What is required:
Starting at the first line of the listing below, repeat each line exactly until the line containing "80, 90, 100];", which you include. Leave out pictures.

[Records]
-- start --
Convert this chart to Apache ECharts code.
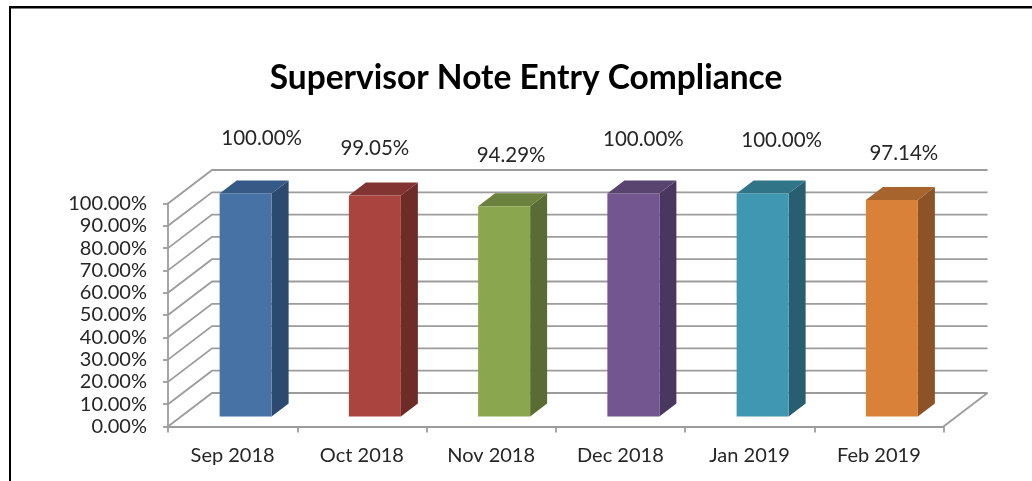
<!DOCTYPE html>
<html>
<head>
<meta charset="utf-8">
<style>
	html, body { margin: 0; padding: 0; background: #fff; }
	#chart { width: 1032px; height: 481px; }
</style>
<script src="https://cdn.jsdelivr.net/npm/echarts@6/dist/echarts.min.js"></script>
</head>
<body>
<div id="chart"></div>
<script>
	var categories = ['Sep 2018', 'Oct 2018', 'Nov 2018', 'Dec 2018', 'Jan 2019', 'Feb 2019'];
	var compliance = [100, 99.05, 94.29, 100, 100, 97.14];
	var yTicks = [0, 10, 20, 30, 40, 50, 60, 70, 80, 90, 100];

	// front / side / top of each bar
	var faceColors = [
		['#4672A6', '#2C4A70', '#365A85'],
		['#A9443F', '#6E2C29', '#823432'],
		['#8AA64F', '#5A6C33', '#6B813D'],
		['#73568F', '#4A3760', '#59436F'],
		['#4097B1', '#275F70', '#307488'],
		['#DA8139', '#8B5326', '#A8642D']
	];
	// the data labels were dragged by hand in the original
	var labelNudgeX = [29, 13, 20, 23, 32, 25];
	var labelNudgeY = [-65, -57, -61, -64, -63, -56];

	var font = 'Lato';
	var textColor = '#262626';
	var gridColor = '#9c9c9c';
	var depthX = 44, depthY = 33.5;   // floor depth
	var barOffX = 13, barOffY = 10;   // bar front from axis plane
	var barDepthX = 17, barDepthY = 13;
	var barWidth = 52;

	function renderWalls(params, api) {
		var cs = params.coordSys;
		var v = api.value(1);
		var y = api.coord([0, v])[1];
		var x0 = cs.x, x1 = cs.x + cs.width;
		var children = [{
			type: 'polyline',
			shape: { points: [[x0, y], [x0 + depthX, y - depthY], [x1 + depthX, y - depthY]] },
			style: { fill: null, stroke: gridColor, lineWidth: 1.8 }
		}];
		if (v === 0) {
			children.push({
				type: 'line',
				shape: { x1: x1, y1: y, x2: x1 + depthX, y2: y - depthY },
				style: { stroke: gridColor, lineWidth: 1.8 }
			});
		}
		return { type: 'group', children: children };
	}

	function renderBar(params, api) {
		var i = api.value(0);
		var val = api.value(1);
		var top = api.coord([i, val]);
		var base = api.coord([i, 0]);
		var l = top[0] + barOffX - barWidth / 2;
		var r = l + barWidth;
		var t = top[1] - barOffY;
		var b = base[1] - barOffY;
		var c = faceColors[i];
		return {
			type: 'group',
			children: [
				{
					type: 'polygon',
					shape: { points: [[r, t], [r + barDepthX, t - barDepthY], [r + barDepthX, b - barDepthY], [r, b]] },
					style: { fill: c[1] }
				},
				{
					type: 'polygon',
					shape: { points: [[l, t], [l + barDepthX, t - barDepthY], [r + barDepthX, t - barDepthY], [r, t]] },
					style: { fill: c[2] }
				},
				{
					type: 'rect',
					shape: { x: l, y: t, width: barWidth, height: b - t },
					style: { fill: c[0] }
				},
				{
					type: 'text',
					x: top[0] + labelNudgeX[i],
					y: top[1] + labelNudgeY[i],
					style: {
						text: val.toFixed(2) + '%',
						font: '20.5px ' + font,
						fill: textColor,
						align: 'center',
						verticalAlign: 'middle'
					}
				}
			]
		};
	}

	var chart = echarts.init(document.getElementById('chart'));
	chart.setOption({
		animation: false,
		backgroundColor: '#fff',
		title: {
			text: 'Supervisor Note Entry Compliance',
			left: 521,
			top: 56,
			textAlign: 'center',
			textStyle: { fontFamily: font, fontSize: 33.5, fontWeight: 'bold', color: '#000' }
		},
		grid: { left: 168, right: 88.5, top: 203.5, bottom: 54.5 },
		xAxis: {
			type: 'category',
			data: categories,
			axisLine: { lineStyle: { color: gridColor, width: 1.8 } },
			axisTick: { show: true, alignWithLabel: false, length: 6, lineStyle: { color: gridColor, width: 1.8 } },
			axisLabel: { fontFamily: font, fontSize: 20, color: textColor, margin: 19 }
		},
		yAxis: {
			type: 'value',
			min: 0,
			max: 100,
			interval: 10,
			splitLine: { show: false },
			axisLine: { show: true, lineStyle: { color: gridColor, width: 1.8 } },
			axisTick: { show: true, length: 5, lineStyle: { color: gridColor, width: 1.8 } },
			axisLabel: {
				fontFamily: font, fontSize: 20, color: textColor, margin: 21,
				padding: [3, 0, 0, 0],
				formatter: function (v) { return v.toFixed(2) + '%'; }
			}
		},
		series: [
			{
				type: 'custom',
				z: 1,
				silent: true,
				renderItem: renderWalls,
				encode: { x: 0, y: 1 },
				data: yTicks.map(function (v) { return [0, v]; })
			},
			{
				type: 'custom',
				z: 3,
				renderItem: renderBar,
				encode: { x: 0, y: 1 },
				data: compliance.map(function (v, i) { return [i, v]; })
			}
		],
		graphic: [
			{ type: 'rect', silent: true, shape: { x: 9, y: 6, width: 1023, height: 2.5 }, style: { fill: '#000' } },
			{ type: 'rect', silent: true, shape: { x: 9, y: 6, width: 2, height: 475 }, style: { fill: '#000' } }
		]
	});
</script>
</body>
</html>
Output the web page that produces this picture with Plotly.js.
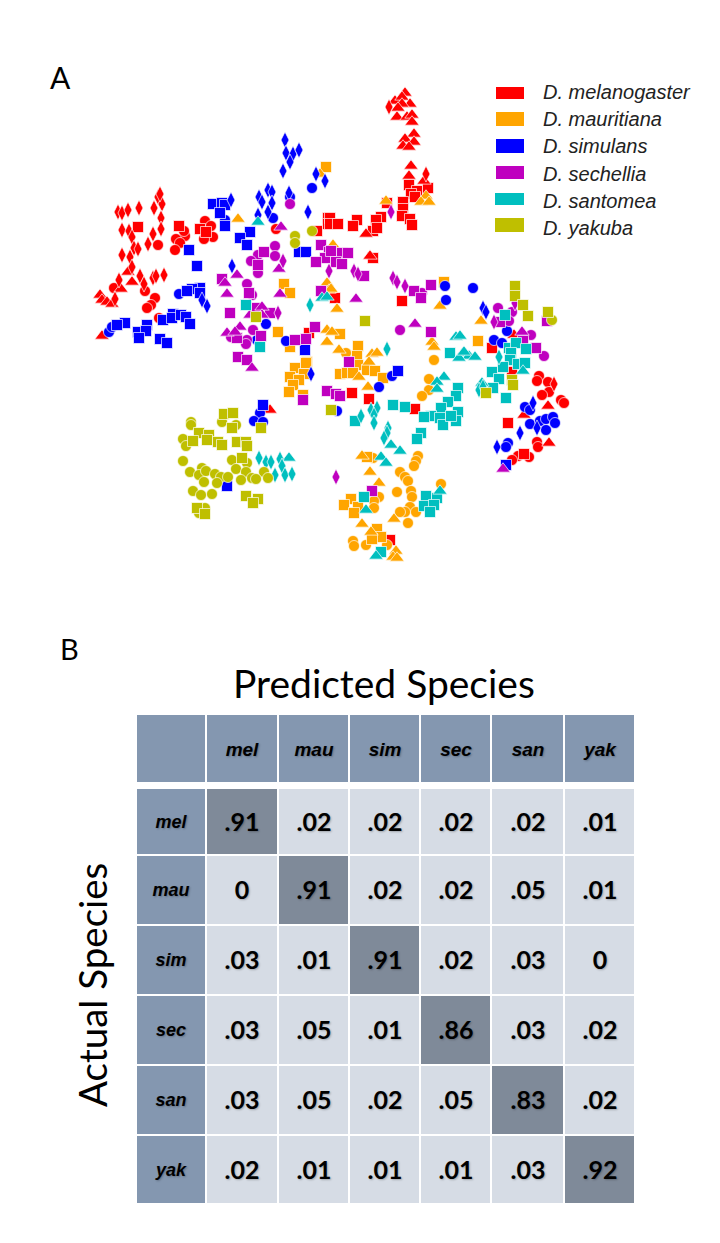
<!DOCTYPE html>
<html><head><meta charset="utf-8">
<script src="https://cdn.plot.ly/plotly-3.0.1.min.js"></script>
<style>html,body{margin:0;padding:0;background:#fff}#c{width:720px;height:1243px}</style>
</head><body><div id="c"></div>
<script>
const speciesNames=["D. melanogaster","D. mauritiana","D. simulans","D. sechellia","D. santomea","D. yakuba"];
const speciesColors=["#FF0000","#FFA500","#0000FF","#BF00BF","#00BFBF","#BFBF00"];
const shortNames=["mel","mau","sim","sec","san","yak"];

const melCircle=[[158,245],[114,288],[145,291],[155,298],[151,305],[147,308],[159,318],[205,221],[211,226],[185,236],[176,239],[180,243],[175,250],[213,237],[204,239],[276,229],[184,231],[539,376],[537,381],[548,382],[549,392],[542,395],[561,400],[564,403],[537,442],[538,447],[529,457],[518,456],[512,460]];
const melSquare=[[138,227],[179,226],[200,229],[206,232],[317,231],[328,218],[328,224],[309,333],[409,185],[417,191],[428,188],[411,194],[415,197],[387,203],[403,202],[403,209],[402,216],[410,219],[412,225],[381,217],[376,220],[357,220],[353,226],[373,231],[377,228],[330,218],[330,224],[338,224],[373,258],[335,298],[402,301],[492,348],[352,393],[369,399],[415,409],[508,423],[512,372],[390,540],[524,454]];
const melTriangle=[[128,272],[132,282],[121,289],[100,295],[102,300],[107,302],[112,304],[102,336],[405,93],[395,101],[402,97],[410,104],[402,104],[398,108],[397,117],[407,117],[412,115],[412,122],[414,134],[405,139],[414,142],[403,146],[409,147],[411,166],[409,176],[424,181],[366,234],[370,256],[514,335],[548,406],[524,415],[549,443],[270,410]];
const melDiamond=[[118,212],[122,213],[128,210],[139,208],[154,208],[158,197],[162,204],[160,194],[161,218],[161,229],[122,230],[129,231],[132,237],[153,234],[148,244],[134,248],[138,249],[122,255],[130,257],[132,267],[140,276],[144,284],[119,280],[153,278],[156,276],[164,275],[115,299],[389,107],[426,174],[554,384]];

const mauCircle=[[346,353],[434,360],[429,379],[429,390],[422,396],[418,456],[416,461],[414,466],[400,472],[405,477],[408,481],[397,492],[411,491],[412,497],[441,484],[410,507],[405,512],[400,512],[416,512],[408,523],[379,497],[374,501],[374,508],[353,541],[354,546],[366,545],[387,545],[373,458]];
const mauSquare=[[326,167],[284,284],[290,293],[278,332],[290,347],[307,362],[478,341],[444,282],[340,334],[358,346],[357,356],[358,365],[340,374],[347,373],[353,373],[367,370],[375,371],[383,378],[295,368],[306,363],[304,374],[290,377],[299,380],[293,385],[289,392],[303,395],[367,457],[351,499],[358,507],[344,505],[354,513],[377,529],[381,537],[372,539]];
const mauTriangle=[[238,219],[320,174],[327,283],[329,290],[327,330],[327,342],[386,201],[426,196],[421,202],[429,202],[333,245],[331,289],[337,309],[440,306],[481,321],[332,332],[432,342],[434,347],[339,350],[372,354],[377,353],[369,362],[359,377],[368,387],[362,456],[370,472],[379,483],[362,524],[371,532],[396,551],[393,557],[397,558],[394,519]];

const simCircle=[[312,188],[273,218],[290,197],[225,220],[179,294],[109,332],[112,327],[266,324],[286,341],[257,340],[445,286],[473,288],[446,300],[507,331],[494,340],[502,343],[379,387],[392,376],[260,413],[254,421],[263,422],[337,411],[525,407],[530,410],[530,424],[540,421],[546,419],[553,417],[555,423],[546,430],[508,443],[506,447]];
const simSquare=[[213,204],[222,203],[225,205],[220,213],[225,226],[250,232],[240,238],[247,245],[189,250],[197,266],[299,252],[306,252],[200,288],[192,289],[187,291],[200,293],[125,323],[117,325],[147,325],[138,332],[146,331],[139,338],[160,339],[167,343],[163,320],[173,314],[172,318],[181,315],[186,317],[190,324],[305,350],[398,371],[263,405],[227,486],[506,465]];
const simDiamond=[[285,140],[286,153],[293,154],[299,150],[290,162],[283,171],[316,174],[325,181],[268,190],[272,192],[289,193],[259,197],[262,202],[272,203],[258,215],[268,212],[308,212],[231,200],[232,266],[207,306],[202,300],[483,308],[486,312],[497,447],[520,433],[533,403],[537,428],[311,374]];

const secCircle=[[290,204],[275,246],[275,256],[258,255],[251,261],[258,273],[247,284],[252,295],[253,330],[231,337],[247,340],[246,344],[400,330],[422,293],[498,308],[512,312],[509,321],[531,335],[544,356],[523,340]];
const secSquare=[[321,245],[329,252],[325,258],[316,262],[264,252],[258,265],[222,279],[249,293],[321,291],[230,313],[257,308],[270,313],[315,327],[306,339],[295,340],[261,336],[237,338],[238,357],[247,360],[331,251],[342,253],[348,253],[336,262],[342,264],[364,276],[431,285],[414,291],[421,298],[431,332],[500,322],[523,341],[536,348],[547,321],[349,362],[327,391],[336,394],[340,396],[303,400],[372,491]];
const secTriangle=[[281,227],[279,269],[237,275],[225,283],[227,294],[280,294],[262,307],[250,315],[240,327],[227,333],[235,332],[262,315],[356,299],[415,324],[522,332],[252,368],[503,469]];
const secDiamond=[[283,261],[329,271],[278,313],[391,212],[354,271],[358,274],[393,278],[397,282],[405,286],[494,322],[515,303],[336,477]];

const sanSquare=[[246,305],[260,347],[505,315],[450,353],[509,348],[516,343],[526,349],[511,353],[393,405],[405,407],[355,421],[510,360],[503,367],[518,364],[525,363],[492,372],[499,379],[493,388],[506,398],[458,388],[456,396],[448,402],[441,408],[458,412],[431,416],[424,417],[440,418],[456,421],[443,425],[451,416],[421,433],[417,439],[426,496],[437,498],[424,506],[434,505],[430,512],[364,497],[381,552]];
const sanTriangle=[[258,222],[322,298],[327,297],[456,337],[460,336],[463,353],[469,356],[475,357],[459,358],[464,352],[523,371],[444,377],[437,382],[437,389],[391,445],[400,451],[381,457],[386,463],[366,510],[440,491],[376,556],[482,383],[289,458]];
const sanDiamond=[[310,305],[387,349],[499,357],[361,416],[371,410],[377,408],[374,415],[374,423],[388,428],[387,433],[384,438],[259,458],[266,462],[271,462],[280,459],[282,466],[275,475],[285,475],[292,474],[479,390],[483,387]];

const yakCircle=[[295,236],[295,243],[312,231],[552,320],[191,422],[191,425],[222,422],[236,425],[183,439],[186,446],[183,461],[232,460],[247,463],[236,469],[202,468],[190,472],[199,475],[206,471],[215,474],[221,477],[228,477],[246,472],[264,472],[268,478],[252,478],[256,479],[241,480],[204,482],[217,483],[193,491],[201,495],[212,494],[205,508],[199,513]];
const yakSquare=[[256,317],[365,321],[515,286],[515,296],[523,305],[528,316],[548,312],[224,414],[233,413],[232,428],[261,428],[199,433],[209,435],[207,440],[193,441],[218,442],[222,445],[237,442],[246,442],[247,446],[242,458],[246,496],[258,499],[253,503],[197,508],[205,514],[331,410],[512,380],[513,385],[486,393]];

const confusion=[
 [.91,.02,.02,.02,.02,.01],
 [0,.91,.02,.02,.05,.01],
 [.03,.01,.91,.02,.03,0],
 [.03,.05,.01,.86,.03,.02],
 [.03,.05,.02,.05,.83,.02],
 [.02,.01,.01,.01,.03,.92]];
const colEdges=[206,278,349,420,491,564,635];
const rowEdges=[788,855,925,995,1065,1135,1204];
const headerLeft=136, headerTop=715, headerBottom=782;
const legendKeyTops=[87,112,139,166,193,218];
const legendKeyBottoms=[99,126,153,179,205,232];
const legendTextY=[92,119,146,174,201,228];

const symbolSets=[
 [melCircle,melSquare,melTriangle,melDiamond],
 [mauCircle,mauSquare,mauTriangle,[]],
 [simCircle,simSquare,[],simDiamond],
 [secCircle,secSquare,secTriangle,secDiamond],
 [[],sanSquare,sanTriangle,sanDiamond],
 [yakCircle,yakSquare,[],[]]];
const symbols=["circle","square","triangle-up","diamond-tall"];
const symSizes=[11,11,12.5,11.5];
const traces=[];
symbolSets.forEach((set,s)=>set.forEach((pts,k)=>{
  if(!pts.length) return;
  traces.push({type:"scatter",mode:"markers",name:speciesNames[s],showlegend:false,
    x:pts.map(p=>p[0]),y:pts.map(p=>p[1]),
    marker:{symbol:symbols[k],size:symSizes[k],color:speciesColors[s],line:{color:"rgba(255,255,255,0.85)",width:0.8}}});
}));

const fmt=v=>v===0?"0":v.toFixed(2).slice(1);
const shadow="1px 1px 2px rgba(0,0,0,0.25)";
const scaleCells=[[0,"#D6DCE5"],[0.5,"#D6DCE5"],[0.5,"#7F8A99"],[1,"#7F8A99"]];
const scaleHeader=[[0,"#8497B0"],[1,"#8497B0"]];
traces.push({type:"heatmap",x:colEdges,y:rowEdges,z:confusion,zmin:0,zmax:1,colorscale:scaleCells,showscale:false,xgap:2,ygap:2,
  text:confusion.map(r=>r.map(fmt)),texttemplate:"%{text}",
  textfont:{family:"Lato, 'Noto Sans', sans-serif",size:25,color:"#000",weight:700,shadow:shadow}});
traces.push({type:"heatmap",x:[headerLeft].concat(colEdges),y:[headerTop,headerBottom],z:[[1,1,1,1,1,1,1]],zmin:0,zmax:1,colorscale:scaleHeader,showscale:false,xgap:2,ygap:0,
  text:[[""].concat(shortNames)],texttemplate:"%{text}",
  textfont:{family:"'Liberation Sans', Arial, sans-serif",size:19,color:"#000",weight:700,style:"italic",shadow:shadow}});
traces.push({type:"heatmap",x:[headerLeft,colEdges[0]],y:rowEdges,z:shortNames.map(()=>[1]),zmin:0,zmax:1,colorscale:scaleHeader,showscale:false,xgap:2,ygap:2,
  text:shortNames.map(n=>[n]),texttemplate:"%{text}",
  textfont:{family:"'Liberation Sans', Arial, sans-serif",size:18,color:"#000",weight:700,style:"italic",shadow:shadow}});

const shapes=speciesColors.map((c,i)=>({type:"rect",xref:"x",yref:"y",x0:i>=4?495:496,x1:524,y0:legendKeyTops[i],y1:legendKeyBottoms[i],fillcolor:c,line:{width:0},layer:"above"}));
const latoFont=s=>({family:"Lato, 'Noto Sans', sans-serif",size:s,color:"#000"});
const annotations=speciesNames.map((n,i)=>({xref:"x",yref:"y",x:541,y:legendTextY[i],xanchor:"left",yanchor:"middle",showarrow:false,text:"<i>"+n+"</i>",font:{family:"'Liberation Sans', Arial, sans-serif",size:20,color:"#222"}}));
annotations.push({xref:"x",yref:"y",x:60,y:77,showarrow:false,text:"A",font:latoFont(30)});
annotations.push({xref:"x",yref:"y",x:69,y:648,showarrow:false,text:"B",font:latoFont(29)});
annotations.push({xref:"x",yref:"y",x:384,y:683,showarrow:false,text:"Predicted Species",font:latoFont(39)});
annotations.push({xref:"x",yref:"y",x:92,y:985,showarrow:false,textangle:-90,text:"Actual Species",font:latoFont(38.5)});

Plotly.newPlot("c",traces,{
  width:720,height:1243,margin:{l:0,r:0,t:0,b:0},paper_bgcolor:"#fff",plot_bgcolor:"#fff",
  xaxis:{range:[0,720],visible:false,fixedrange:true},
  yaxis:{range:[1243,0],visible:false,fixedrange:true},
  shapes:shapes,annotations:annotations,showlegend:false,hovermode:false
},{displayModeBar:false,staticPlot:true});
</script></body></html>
-- end --
Final result:
Convert this chart to Apache ECharts code.
<!DOCTYPE html>
<html>
<head>
<meta charset="utf-8">
<style>
	html, body { margin: 0; padding: 0; background: #fff; }
	#chart { width: 1032px; height: 481px; }
</style>
<script src="https://cdn.jsdelivr.net/npm/echarts@6/dist/echarts.min.js"></script>
</head>
<body>
<div id="chart"></div>
<script>
	var categories = ['Sep 2018', 'Oct 2018', 'Nov 2018', 'Dec 2018', 'Jan 2019', 'Feb 2019'];
	var compliance = [100, 99.05, 94.29, 100, 100, 97.14];
	var yTicks = [0, 10, 20, 30, 40, 50, 60, 70, 80, 90, 100];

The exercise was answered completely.